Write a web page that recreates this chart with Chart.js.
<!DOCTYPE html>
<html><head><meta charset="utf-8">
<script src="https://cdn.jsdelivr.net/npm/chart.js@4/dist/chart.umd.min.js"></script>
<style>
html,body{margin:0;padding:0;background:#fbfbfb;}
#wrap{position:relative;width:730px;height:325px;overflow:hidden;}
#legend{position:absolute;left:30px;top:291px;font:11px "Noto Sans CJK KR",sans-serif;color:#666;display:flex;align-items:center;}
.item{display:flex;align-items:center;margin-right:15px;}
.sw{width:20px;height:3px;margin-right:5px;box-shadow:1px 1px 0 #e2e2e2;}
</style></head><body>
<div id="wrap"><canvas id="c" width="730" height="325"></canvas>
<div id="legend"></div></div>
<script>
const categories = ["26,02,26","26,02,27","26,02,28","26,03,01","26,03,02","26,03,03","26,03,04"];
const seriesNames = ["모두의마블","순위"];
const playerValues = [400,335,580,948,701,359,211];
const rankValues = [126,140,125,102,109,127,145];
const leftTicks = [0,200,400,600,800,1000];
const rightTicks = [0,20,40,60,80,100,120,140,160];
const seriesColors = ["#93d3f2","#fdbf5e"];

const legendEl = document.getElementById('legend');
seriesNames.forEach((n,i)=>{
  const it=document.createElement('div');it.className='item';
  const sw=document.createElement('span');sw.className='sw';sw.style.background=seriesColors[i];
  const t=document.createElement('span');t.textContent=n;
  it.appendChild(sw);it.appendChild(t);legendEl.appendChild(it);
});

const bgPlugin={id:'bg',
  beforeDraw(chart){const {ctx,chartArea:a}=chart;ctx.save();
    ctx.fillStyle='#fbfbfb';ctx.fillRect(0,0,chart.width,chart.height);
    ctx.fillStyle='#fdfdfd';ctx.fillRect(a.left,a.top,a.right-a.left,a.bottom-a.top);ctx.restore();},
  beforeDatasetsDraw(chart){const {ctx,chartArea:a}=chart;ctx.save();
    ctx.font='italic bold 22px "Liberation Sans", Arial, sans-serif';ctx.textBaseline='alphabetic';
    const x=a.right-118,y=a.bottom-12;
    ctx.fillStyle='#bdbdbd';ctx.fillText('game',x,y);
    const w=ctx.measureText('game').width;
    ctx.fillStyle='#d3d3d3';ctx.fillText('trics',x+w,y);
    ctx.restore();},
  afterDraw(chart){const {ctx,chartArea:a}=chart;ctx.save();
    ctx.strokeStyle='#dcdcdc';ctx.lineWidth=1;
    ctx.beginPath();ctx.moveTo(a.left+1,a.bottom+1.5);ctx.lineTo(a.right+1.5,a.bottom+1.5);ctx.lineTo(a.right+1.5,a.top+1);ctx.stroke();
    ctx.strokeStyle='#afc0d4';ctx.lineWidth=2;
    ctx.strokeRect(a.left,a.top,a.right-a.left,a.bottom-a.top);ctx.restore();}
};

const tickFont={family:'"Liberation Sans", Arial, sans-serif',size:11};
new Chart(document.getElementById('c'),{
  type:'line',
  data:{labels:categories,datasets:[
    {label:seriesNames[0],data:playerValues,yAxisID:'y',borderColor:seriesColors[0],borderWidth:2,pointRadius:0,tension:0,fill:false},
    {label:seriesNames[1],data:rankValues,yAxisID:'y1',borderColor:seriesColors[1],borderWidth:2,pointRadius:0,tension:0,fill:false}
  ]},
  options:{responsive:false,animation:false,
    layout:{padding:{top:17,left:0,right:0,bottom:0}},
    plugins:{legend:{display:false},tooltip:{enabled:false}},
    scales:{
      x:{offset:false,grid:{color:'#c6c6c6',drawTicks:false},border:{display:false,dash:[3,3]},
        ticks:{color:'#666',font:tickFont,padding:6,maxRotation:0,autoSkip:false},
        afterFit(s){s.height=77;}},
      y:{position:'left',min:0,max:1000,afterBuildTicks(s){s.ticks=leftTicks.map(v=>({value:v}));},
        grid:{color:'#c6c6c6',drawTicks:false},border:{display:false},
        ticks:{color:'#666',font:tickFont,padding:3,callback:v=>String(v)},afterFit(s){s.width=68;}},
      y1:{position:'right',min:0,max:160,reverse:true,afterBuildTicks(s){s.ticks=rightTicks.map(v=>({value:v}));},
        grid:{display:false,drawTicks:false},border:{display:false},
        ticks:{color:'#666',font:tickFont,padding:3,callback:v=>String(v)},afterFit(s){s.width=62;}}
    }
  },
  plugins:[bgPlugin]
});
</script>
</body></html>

==

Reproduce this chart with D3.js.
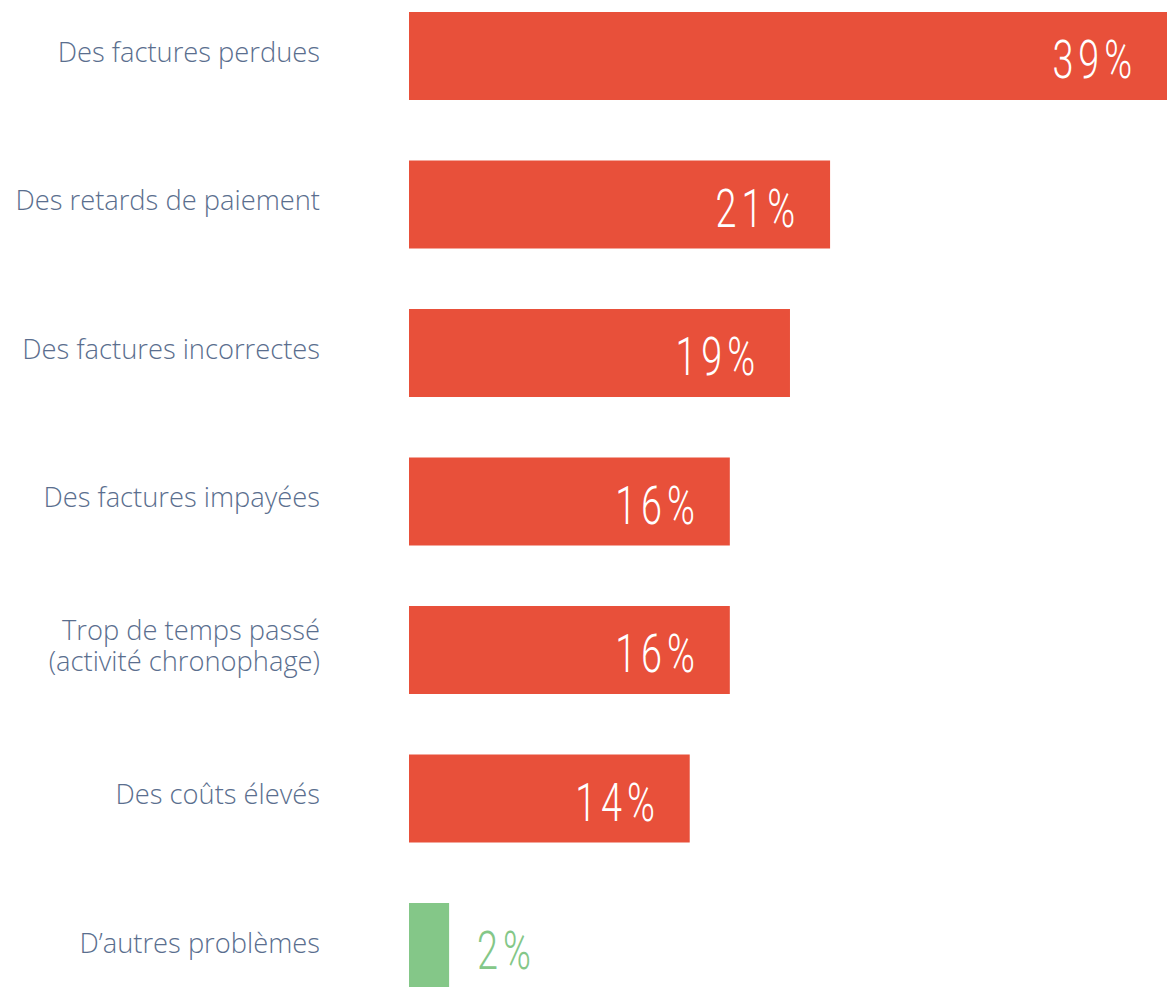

INSTRUCTIONS FOR THE TASK
Lines containing "this" are to be counted. State the total and add nothing.

FINAL RESULT
2